Apabila gula pasir di “rekristalisasi” (dikristalkan kembali)
maka akan terbentuk suatu produk yang berupa bongkahan-bongkahan kristal dengan
ukuran yang jauh lebih besar daripada gula pasir. Karena bentuknya yang seperti
bongkahan-bongkahan batu, maka produk ini disebut gula.
Dibandingkan gula pasir, gula batu memang masih sangat
terbatas penggunaannya. Hal ini disebabkan tingkat kemanisan gula batu yang
lebih rendah daripada gula pasir, serta harganya yang lebih mahal. Gula batu
bisa digunakan masyarakat sebagai pemanis minuman-minuman hangat, seperti
seduhan jahe, seduhan teh, seduhan kayu manis, dan sebagainya. Gula batu
digemari oleh masyarakat, karena adanya anggapan bahwa mengkonsumsi gula batu
dapat mencegah terjadinya batuk. Selain itu gula batu lebih disukai karena
tahan lama dan mudah dibawa.
Bahan-bahan:
- Gula pasir
- Air bersih
- Natrium bisulfait (NaHSO3)
Peralatan:
- Kuali besar
- Kompor yang dilengkapi dengan tangki minyak tanah
- Ember sebagai alat pencetak
- Palu
Cara pembuatan:
1. Gula pasir yang akan digunakan harus gula pasir yang berkualitas baik dan bersih. Baik-buruknya kualitas gula batu yang akan dihasilkan sangat tergantung dari mutu gula yang digunakan. Gula dilarutkan ke dalam 20 persen air, diaduk sampai larut dan dimasak di dalam kuali sampai mencapai tingkat kekentalan sekitar 41 Be. Tingkat kekentalan ini dapat juga ditentukan tanpa menggunakan alat, tetapi berdasarkan pengalaman. Menjelang akhir pemasakan, dilakukan penambahan natrium bisulfit sebanyak 0,5 % dari berat gula pasir yang digunakan. Fungsi natrium bisulfit adalah untuk mencegah timbulnya warna coklat pada produk gula batu dan juga sebagai bahan pengawet.

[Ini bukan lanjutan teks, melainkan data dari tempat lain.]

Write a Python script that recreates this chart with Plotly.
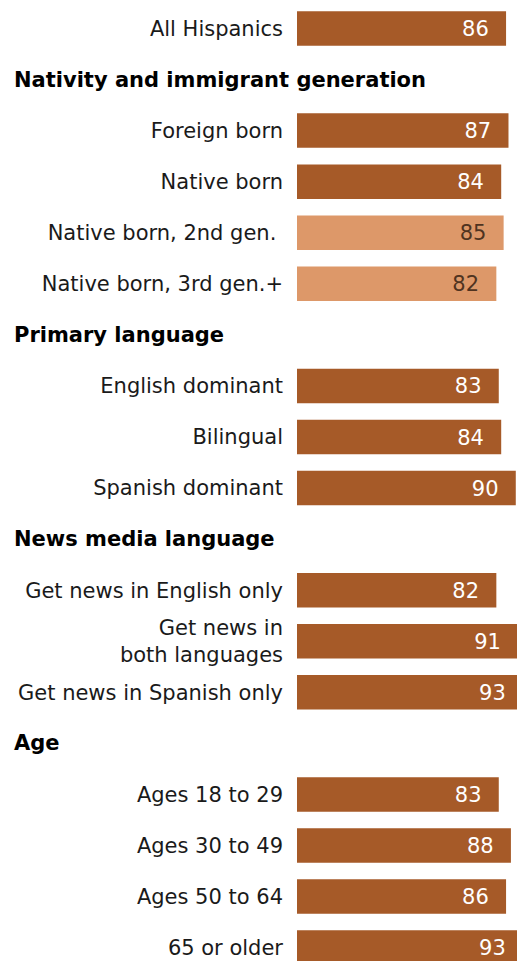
import plotly.graph_objects as go

# Share of Hispanics in each group (percent)
categories = [
    "All Hispanics",
    "Foreign born", "Native born", "Native born, 2nd gen.\u00a0", "Native born, 3rd gen.+",
    "English dominant", "Bilingual", "Spanish dominant",
    "Get news in English only", "Get news in<br>both languages", "Get news in Spanish only",
    "Ages 18 to 29", "Ages 30 to 49", "Ages 50 to 64", "65 or older",
]
values = [86, 87, 84, 85, 82, 83, 84, 90, 82, 91, 93, 83, 88, 86, 93]
# Sub-groups of the native born are shown in a lighter shade
is_subgroup = [False, False, False, True, True,
               False, False, False, False, False, False,
               False, False, False, False]

section_titles = ["Nativity and immigrant generation", "Primary language",
                  "News media language", "Age"]
section_sizes = [4, 3, 3, 4]

DARK = "#A65A28"
LIGHT = "#DD9869"
FONT = "DejaVu Sans"
SIZE = 21

# Row slots: the overall row first, then a header row before every section
bar_pos = [0]
header_pos = []
slot = 1
for n in section_sizes:
    header_pos.append(slot)
    slot += 1
    for _ in range(n):
        bar_pos.append(slot)
        slot += 1

bar_colors = [LIGHT if s else DARK for s in is_subgroup]
text_colors = ["#4F3320" if s else "#FFFFFF" for s in is_subgroup]

Y_RANGE = [18.263, -0.558]
LABEL_NUDGE = 0.045  # drops the value labels a touch to sit centred in the bars

fig = go.Figure()
fig.add_trace(go.Bar(
    x=values, y=bar_pos, orientation="h",
    marker=dict(color=bar_colors, line=dict(width=0)),
    width=0.676, hoverinfo="skip",
))
# Value labels: right-aligned just inside the end of each bar
# (the invisible marker sets the gap between label and bar end)
fig.add_trace(go.Scatter(
    x=values, y=bar_pos, yaxis="y2", mode="markers+text",
    text=[str(v) for v in values], textposition="middle left",
    textfont=dict(family=FONT, size=SIZE, color=text_colors),
    marker=dict(size=26, opacity=0), cliponaxis=True, hoverinfo="skip",
))

for title, pos in zip(section_titles, header_pos):
    fig.add_annotation(
        text=title, xref="paper", x=0, xshift=-285, xanchor="left",
        yref="y", y=pos, yanchor="middle", showarrow=False,
        font=dict(family=FONT, size=SIZE, color="#000000", weight="bold"),
    )

fig.update_layout(
    width=517, height=961,
    margin=dict(l=297, r=0, t=0, b=0),
    paper_bgcolor="white", plot_bgcolor="white",
    showlegend=False,
    xaxis=dict(range=[0, 90.5], visible=False, fixedrange=True),
    yaxis=dict(
        range=Y_RANGE, tickvals=bar_pos, ticktext=categories,
        tickfont=dict(family=FONT, size=SIZE, color="#1A1A1A"),
        showgrid=False, zeroline=False, showline=False, ticks="",
        ticklabelstandoff=13, fixedrange=True,
    ),
    yaxis2=dict(
        overlaying="y", visible=False, fixedrange=True,
        range=[Y_RANGE[0] - LABEL_NUDGE, Y_RANGE[1] - LABEL_NUDGE],
    ),
)

fig.write_html("out.html")
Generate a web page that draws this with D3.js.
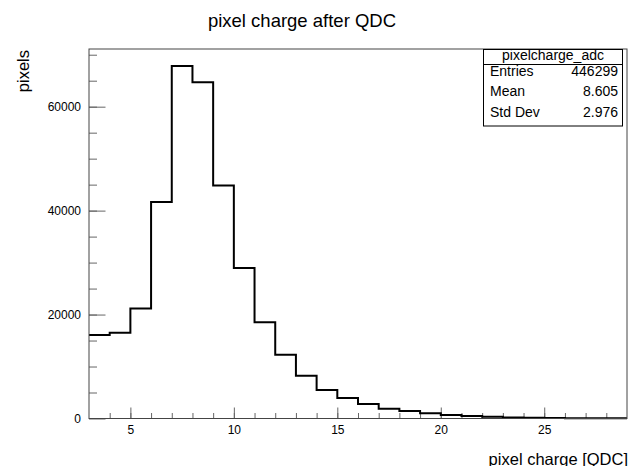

2. Setelah masak, adonan dicetak menggunakan ember anti karat atau ember plastik. Di dalam ember sebelumnya telah dipasang anyam-anyaman benang. Fungsi anyaman benang adalah untuk merangsang dan mengatur pembentukan kristal gula. Benang-benang tersebut dapat dibuang pada saat gula batu telah dilarutkan. Benang akan tenggelam di dasar larutan.
3. Ember yang telah berisi adonan gula, kemudian didinginkan pada suhu kamar selama 7 hari. Kristal gula yang mulai terbentuk akan menempel pada benang, kemudian menjalar ke seluruh bagian.
4. Cairan gula (tetes) yang tidak dapat membentuk kristal harus dipisahkan dari kristalnya. Pemisahan ini dapat dilakukan dengan cara memiringkan ember-ember pencetak di dalam rak-rak bambu atau kayu. Hal ini dilakukan 3 hari setelah adonan gula dimasukkan ke dalam ember. Tetes yang keluar ditampung di dalam ember untuk diolah kembali menjadi gula batu dengan kualitas yang lebih rendah.
5. Setelah pembentukan kristal sempurna, kristal gula dikeluarkan dari ember. Kristal kemudian dipecah-pecah dengan palu sehingga terbentuk bongkahan-bongkahan yang tidak beraturan.
6. Gula batu yang terbentuk selanjutnya dikemas dengan plastik. Tiap kemasan berisi 0,25 kg atau 1 kg.